SUPPLIED DATA —

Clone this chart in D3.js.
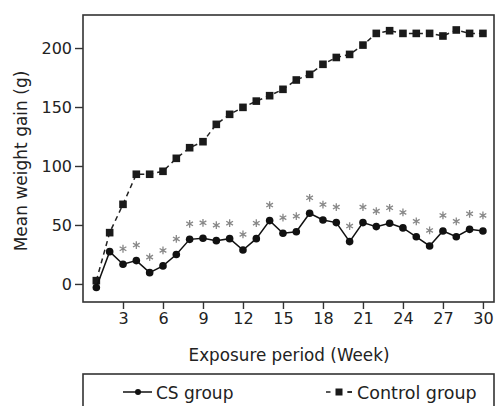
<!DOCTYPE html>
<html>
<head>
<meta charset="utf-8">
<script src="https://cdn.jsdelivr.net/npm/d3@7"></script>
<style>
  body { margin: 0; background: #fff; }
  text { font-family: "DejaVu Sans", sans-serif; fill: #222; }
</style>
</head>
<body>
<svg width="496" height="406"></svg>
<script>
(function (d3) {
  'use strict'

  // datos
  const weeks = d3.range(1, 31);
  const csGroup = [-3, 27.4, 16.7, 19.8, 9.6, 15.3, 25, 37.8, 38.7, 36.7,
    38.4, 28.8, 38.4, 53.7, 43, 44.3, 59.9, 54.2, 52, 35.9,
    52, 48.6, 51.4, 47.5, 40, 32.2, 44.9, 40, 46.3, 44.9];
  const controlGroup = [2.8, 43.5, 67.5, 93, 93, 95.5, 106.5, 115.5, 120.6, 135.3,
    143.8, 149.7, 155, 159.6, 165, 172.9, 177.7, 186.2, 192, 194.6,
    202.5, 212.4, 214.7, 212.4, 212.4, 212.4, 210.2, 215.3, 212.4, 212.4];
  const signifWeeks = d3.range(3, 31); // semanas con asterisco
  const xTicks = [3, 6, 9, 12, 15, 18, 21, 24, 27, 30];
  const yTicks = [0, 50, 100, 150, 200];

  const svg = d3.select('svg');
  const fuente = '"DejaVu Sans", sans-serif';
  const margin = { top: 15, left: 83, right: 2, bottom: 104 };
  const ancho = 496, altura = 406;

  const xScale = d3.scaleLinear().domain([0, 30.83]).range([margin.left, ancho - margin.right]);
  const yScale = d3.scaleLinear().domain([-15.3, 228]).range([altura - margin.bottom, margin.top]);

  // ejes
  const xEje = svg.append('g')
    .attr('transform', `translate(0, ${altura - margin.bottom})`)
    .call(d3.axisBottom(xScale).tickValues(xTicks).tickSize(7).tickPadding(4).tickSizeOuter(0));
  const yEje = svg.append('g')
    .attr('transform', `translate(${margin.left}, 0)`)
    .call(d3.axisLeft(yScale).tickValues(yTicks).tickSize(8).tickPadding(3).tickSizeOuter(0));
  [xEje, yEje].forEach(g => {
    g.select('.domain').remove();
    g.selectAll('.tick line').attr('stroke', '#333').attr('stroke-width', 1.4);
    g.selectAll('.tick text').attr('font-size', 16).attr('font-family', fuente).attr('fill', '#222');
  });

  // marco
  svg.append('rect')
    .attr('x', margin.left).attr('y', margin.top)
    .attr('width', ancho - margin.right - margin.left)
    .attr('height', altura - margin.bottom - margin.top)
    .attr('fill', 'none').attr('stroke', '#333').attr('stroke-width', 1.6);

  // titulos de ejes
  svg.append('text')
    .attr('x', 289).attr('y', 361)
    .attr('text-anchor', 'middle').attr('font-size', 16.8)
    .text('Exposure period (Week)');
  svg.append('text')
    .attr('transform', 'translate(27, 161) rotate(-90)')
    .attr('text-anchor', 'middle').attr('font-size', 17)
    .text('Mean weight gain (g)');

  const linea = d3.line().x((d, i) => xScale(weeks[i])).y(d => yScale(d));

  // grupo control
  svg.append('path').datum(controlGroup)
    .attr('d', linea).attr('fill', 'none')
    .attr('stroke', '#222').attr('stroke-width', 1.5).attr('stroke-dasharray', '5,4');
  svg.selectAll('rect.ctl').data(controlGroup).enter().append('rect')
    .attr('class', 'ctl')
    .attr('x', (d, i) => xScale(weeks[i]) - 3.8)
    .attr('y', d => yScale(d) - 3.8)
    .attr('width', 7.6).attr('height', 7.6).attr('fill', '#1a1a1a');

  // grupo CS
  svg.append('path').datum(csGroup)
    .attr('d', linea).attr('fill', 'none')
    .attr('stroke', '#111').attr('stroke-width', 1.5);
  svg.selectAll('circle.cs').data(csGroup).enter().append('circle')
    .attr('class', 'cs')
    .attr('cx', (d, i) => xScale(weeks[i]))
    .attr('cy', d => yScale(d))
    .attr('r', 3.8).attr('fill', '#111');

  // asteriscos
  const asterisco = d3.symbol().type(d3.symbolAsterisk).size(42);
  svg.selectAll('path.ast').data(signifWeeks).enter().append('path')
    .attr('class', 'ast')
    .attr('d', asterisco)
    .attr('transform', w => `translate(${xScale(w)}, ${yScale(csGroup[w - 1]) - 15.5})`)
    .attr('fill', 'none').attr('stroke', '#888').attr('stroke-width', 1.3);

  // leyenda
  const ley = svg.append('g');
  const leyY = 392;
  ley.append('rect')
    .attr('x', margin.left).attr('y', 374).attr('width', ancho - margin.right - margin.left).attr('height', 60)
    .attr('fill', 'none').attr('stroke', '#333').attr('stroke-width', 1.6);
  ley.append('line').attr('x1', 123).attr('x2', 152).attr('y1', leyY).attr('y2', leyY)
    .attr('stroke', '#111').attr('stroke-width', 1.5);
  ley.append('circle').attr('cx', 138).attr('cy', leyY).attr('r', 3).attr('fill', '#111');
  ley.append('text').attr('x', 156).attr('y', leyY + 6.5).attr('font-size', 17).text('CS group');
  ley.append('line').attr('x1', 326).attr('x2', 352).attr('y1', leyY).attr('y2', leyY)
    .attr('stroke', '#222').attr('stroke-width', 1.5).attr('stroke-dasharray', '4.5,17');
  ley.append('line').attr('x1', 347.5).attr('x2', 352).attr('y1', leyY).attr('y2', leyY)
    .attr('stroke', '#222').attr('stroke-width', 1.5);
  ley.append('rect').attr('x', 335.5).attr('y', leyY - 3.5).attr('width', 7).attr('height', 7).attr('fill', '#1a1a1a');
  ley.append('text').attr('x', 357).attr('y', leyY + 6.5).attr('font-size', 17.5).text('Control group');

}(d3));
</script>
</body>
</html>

TO BE DONE — Repeat the listing in full and exactly. Leave any pictures out.

WRITTEN REPLY —
Clone this chart in D3.js.
<!DOCTYPE html>
<html>
<head>
<meta charset="utf-8">
<script src="https://cdn.jsdelivr.net/npm/d3@7"></script>
<style>
  body { margin: 0; background: #fff; }
  text { font-family: "DejaVu Sans", sans-serif; fill: #222; }
</style>
</head>
<body>
<svg width="496" height="406"></svg>
<script>
(function (d3) {
  'use strict'

  // datos
  const weeks = d3.range(1, 31);
  const csGroup = [-3, 27.4, 16.7, 19.8, 9.6, 15.3, 25, 37.8, 38.7, 36.7,
    38.4, 28.8, 38.4, 53.7, 43, 44.3, 59.9, 54.2, 52, 35.9,
    52, 48.6, 51.4, 47.5, 40, 32.2, 44.9, 40, 46.3, 44.9];
  const controlGroup = [2.8, 43.5, 67.5, 93, 93, 95.5, 106.5, 115.5, 120.6, 135.3,
    143.8, 149.7, 155, 159.6, 165, 172.9, 177.7, 186.2, 192, 194.6,
    202.5, 212.4, 214.7, 212.4, 212.4, 212.4, 210.2, 215.3, 212.4, 212.4];
  const signifWeeks = d3.range(3, 31); // semanas con asterisco
  const xTicks = [3, 6, 9, 12, 15, 18, 21, 24, 27, 30];
  const yTicks = [0, 50, 100, 150, 200];

  const svg = d3.select('svg');
  const fuente = '"DejaVu Sans", sans-serif';
  const margin = { top: 15, left: 83, right: 2, bottom: 104 };
  const ancho = 496, altura = 406;

  const xScale = d3.scaleLinear().domain([0, 30.83]).range([margin.left, ancho - margin.right]);
  const yScale = d3.scaleLinear().domain([-15.3, 228]).range([altura - margin.bottom, margin.top]);

  // ejes
  const xEje = svg.append('g')
    .attr('transform', `translate(0, ${altura - margin.bottom})`)
    .call(d3.axisBottom(xScale).tickValues(xTicks).tickSize(7).tickPadding(4).tickSizeOuter(0));
  const yEje = svg.append('g')
    .attr('transform', `translate(${margin.left}, 0)`)
    .call(d3.axisLeft(yScale).tickValues(yTicks).tickSize(8).tickPadding(3).tickSizeOuter(0));
  [xEje, yEje].forEach(g => {
    g.select('.domain').remove();
    g.selectAll('.tick line').attr('stroke', '#333').attr('stroke-width', 1.4);
    g.selectAll('.tick text').attr('font-size', 16).attr('font-family', fuente).attr('fill', '#222');
  });

  // marco
  svg.append('rect')
    .attr('x', margin.left).attr('y', margin.top)
    .attr('width', ancho - margin.right - margin.left)
    .attr('height', altura - margin.bottom - margin.top)
    .attr('fill', 'none').attr('stroke', '#333').attr('stroke-width', 1.6);

  // titulos de ejes
  svg.append('text')
    .attr('x', 289).attr('y', 361)
    .attr('text-anchor', 'middle').attr('font-size', 16.8)
    .text('Exposure period (Week)');
  svg.append('text')
    .attr('transform', 'translate(27, 161) rotate(-90)')
    .attr('text-anchor', 'middle').attr('font-size', 17)
    .text('Mean weight gain (g)');

  const linea = d3.line().x((d, i) => xScale(weeks[i])).y(d => yScale(d));

  // grupo control
  svg.append('path').datum(controlGroup)
    .attr('d', linea).attr('fill', 'none')
    .attr('stroke', '#222').attr('stroke-width', 1.5).attr('stroke-dasharray', '5,4');
  svg.selectAll('rect.ctl').data(controlGroup).enter().append('rect')
    .attr('class', 'ctl')
    .attr('x', (d, i) => xScale(weeks[i]) - 3.8)
    .attr('y', d => yScale(d) - 3.8)
    .attr('width', 7.6).attr('height', 7.6).attr('fill', '#1a1a1a');

  // grupo CS
  svg.append('path').datum(csGroup)
    .attr('d', linea).attr('fill', 'none')
    .attr('stroke', '#111').attr('stroke-width', 1.5);
  svg.selectAll('circle.cs').data(csGroup).enter().append('circle')
    .attr('class', 'cs')
    .attr('cx', (d, i) => xScale(weeks[i]))
    .attr('cy', d => yScale(d))
    .attr('r', 3.8).attr('fill', '#111');

  // asteriscos
  const asterisco = d3.symbol().type(d3.symbolAsterisk).size(42);
  svg.selectAll('path.ast').data(signifWeeks).enter().append('path')
    .attr('class', 'ast')
    .attr('d', asterisco)
    .attr('transform', w => `translate(${xScale(w)}, ${yScale(csGroup[w - 1]) - 15.5})`)
    .attr('fill', 'none').attr('stroke', '#888').attr('stroke-width', 1.3);

  // leyenda
  const ley = svg.append('g');
  const leyY = 392;
  ley.append('rect')
    .attr('x', margin.left).attr('y', 374).attr('width', ancho - margin.right - margin.left).attr('height', 60)
    .attr('fill', 'none').attr('stroke', '#333').attr('stroke-width', 1.6);
  ley.append('line').attr('x1', 123).attr('x2', 152).attr('y1', leyY).attr('y2', leyY)
    .attr('stroke', '#111').attr('stroke-width', 1.5);
  ley.append('circle').attr('cx', 138).attr('cy', leyY).attr('r', 3).attr('fill', '#111');
  ley.append('text').attr('x', 156).attr('y', leyY + 6.5).attr('font-size', 17).text('CS group');
  ley.append('line').attr('x1', 326).attr('x2', 352).attr('y1', leyY).attr('y2', leyY)
    .attr('stroke', '#222').attr('stroke-width', 1.5).attr('stroke-dasharray', '4.5,17');
  ley.append('line').attr('x1', 347.5).attr('x2', 352).attr('y1', leyY).attr('y2', leyY)
    .attr('stroke', '#222').attr('stroke-width', 1.5);
  ley.append('rect').attr('x', 335.5).attr('y', leyY - 3.5).attr('width', 7).attr('height', 7).attr('fill', '#1a1a1a');
  ley.append('text').attr('x', 357).attr('y', leyY + 6.5).attr('font-size', 17.5).text('Control group');

}(d3));
</script>
</body>
</html>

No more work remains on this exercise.